See the "dead ends" on this graph ? You can quickly notice the initial "Adam,Amie,Baby" family on the bottom left didn't get much chance on the "Baby" side.Also notice that "Aron" on the upper right died without spawning any offspring.How sad.The purple family on his sister's "Aerie" side on the other hand, quickly got dominant thanks to Coco's sexual hyperactivity.

The no name/isolated nodes on these graphs are the default parent monikers that are used to generate first generation creatures eggs from the hatchery.

This is another sample of a C1 test world.The blue star on the upper left is all the genomes that are used to generate C1 eggs.It seems this test world only got exteral imported creatures such as purple mountain norns on the left orange cluster.

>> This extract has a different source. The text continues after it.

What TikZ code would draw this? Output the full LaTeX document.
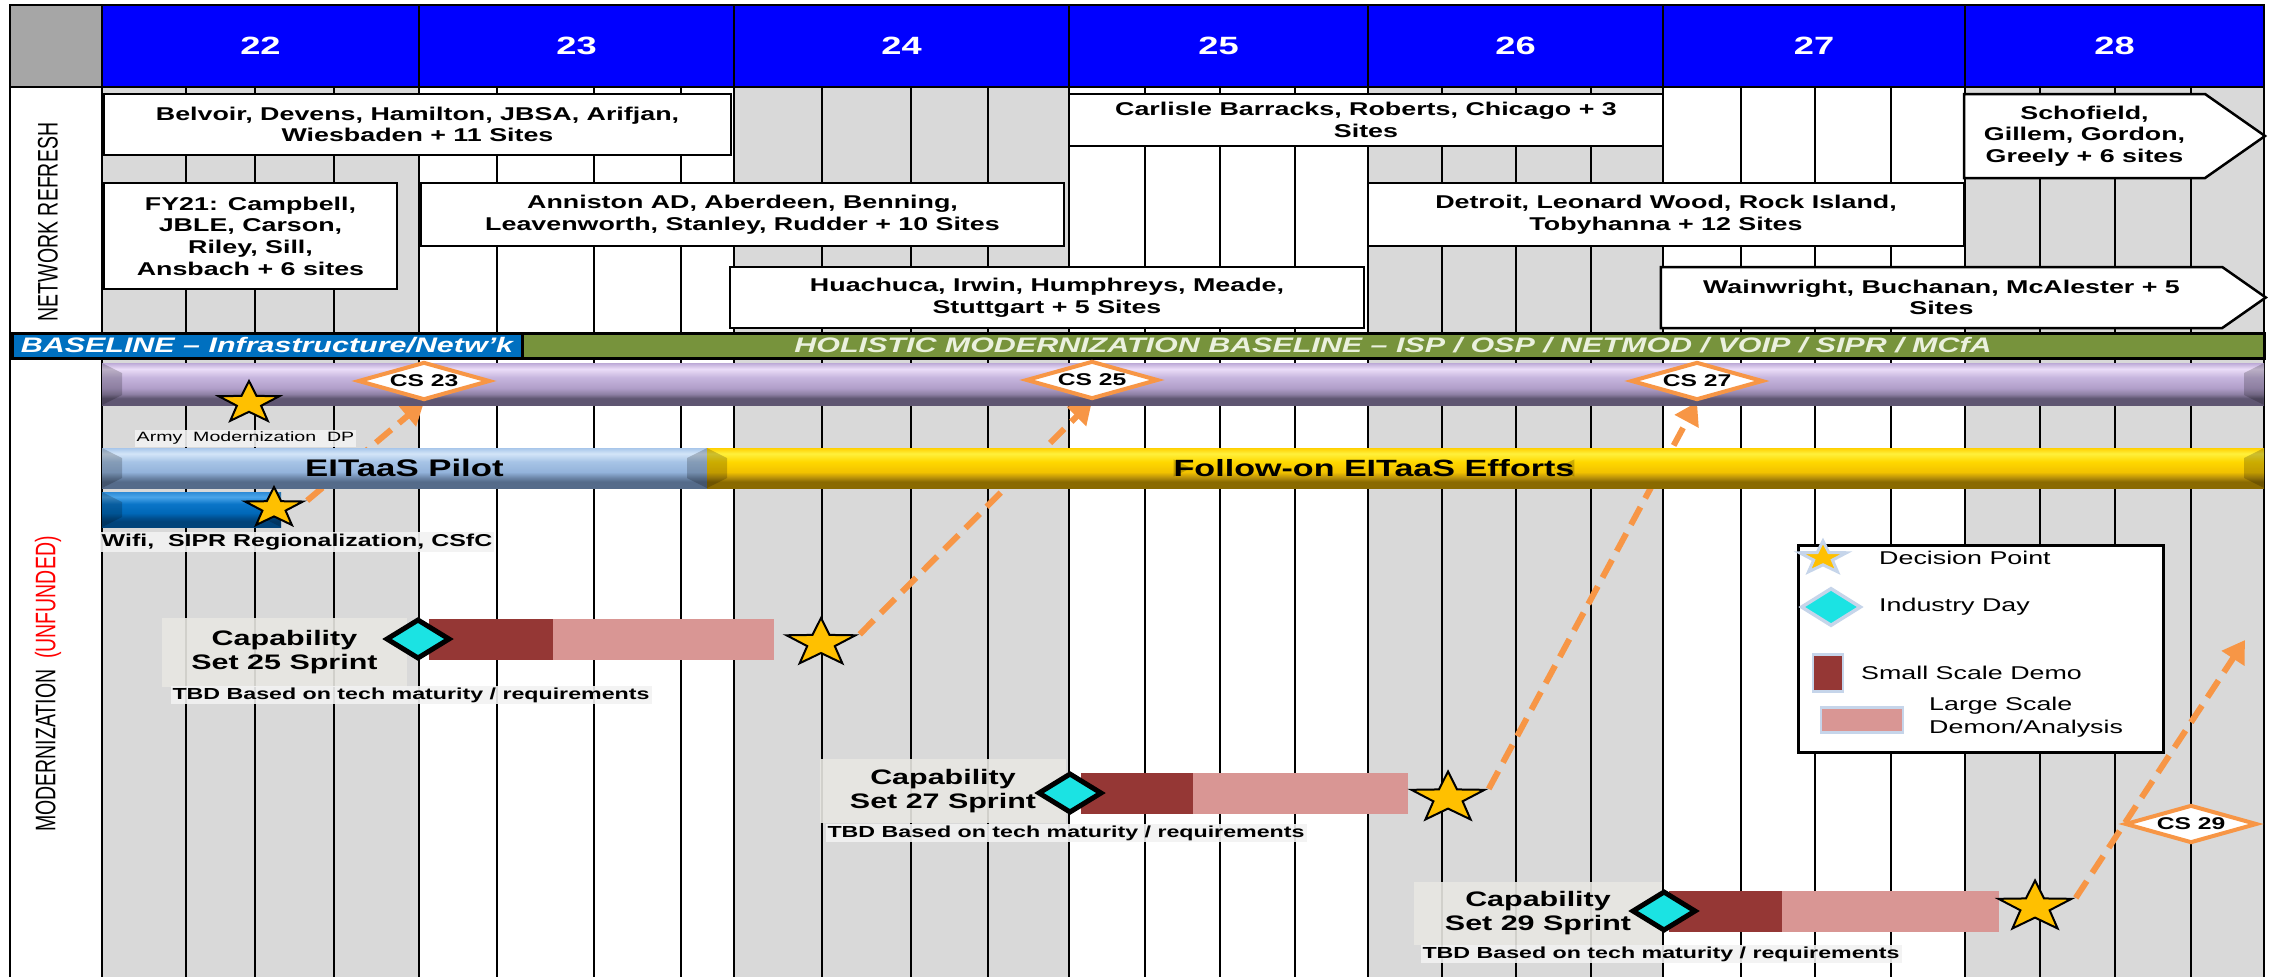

There's much more powerful analysis and visualisation results that could be achieved thanks to the SNA approach. Many automatic computations and visualisations could be added with additional information ( adding a Norns sex, generation, time of birth/death, number of genetic mutations, diffs with precedent generation genes ...).

What about a concentric layout placing each node further and further from an origin node ?

Here we are plotting the central "j254" genome spread.Notice how close nodes are red and blue ones further away ? ( in terms of generations, that is ) 

The concentric aspect of it is hard to see on such few nodes, but it gets much more meaningful on bigger datasets.

Organising data based on an actual timeline is also possible, allowing to draw more realistic/traditionnal family trees.

This was only a quick primer on SNA, but much more interesting possibilities and visually stunning representations are waiting in the myriad of plugins available for Gephi. I hope this small preview sparked some interest in advanced Norn study possibilities.

Many other possibilities are offered by SNA techniques on all kind of Norn data !

Closing words

Writing custom tools to exploit the game data leads to many interesting things.
In an upcoming article I will present a similar script to extract all chemical reactions happening inside the Norns
We will then map the chemical reactions using similar techniques so we can visually inspect Norns biochemistry and know at a glance what every chemical does and what reactions it takes part to.

Using such tools will enable us to dive deep into the Creatures model and finally understand what happens inside the Norns in a practical way (no more painful browsing of undocumented genome files without even a search function !)

All of this also gets much more exciting with bigger datasets, unfortunately I only had this Wolfing run in a virgin world as a working base to make those screenshots.

Last but not least, Gephi supports a vast array of Data importing techniques (of which we only used the most primitive unpractical but quick approach of manually importing CSV files.)
Think about what can be achived once we get to stream it game data in realtime to such graphs.
This would certainly make for an interesting monitoring interface !

Additional SNA study material

Here is some additional material on Gephi and SNA, just so you can master all of it before we hit more intricate topics or just if you're curious about the topic.

An introduction tutorial to using Gephi.

A broad tutorial about Gephi , manipulating data, and getting meaningful representations.

A quick presentation  about SNA, explaining what the main metrics are and how they're meaningfull.

The python NetworkX library, for easily performing calculations and SNA visualisations of your data ( we will be using this one in upcoming articles )

An overview and samples of NetworkX possibilities.

The python Graphviz library, used to graph your data.

1 comment:

  1. That is so awesome. Seriously, the graphs we learned in school were so boring. I love it when people can take big data and make it look so interesting and pretty. Can't wait to see what else you come up with.